Best traditional food
Napoleon House
Go for Napoleon House’s Italian muffuletta, stuffed with ham, Genoa salami, pastrami, Swiss and provolone cheeses, and house-made olive salad.
Parkway
The only way to eat Parkway’s deliciously overstuffed gravy-soaked roast beef po-boy on French bread is to never put it down. Ask for lots of napkins.
Café Du Monde
Devour deep-fried powdery beignets 24/7 at the iconic Café Du Monde in the French Market.
… with a twist
Restaurant R’evolution
Taste the ominous-sounding Death by Gumbo at Restaurant R’evolution, which reinvents the classic gumbo, with roasted quail, andouille and oysters.
Dat Dog
Try the smoked crawfish sausage topped with crawfish étouffée at Dat Dog. Since you’re there, why not also give its alligator sausage a nibble?
Coop’s Place
Coop’s Place turns the traditional jambalaya on its head with its rabbit and sausage jambalaya.
Best DIY gumbo
New Orleans School of Cooking
Nervous about returning home to your gumbo-less kitchen? Don’t panic. Chef Ricardo Fredericks will teach you how to make duck and andouille gumbo so you can taste New Orleans any time you want. Just don’t blame him if your gumbo ends up tasteless.
Outdoorsy New Orleans
Best place to see gators
“This place reminds me of the movie Anaconda”: things you don’t want to hear while bobbing in the snake- and gator-infested bayous of Louisiana. And yet, here we are, weaving through the jungly corridors of Honey Island Swamp, as our guide Judah routinely reminds us of the many menacing creatures that may or may not ambush us from above or below.
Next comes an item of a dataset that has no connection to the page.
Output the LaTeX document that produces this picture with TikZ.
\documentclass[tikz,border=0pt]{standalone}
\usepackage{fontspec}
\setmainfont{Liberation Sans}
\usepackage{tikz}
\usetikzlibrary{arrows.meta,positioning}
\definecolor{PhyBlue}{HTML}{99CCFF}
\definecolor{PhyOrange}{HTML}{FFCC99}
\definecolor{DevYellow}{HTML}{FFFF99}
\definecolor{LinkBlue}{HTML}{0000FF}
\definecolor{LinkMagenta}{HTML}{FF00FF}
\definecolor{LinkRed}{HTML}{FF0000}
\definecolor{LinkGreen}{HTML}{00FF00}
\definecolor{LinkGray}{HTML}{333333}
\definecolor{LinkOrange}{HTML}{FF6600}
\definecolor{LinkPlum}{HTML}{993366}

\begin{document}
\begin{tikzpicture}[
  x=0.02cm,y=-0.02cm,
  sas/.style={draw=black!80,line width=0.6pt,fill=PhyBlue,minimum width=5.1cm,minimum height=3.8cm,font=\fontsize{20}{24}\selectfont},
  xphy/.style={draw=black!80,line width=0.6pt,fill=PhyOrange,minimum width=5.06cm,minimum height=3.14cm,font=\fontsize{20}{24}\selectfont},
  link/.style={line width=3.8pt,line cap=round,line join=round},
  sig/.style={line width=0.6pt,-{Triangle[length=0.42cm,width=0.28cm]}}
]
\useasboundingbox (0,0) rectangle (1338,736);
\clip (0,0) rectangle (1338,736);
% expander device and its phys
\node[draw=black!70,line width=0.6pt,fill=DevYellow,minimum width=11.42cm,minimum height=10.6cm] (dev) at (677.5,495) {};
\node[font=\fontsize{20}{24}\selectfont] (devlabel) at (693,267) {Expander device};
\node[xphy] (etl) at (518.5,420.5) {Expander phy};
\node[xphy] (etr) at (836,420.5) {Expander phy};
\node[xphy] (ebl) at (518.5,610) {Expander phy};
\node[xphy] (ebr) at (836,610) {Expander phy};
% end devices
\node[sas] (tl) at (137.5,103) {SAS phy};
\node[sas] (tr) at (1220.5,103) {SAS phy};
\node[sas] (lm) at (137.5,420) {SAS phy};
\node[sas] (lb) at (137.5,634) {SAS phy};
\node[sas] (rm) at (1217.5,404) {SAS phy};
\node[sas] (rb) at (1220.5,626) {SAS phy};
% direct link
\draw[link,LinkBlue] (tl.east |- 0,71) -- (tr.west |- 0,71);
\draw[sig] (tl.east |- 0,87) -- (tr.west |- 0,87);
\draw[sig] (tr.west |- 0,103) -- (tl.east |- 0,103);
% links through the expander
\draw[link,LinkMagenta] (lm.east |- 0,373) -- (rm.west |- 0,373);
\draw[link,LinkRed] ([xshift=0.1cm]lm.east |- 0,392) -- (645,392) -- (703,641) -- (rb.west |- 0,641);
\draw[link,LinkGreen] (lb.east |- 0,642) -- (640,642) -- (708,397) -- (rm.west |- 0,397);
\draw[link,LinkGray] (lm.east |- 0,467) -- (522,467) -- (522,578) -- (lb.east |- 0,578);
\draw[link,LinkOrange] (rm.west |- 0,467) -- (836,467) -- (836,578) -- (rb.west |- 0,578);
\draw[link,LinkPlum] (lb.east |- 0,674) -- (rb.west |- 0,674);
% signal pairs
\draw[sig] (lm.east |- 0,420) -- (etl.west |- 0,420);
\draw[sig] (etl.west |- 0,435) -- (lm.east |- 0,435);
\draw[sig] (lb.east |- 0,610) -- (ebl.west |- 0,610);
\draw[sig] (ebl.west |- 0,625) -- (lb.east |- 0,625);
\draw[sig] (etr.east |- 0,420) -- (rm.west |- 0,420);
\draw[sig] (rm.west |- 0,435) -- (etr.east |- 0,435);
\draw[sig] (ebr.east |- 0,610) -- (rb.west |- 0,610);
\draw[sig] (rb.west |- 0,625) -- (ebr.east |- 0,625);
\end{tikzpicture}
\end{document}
“Do not dip your fingers in the river because a gator might try to bite you,” he warns in all earnestness. “And if you see someone pulled into the water, wave at me, and I’ll wave back. And we’ll wave them bye together,” he adds, showcasing New Orleans’ signature wry humour.
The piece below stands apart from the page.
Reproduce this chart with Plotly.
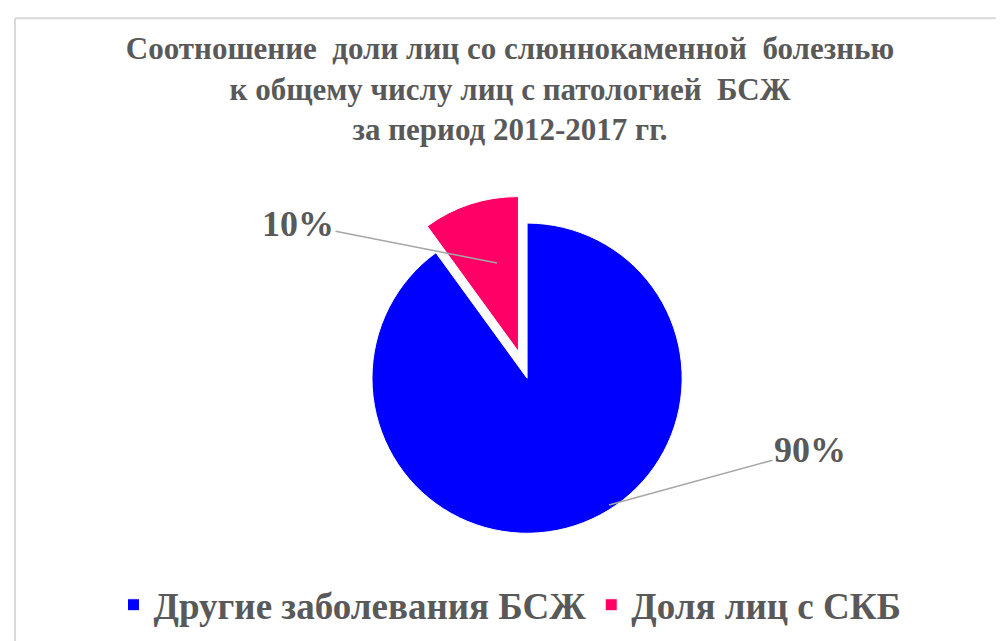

And here comes a gator now, gliding along with the swagger that only a beast that has defied evolution can, its mighty tail carving ripples in the murky waters. Further down, amid a tangle of gnarled tree trunks, drifts an olive-green scaly head, all but melding into the brown water strewn with leaves.
With 14,100 of its 28,300 hectares protected for wildlife, Honey Island Swamp harbours many of these prehistoric creatures.
“You don’t have to be faster than a gator to escape it,” says Judah, clearly setting up the punchline to his favourite joke. “You just have to be faster than the person you’re with.”
Cajun Encounters, cajunencounters.com
Most creative garden
Set amid 4.5 hectares in the City Park, the Sydney and Walda Besthoff Sculpture Garden roots its works of art in nature: a giant spider crawling beneath an oak tree, a mound of violins floating in the lagoon, a ladder propped against a window disappearing into the leaves.
Thank you to New Orleans & Company for hosting us. Visit neworleans.com for more inspiration.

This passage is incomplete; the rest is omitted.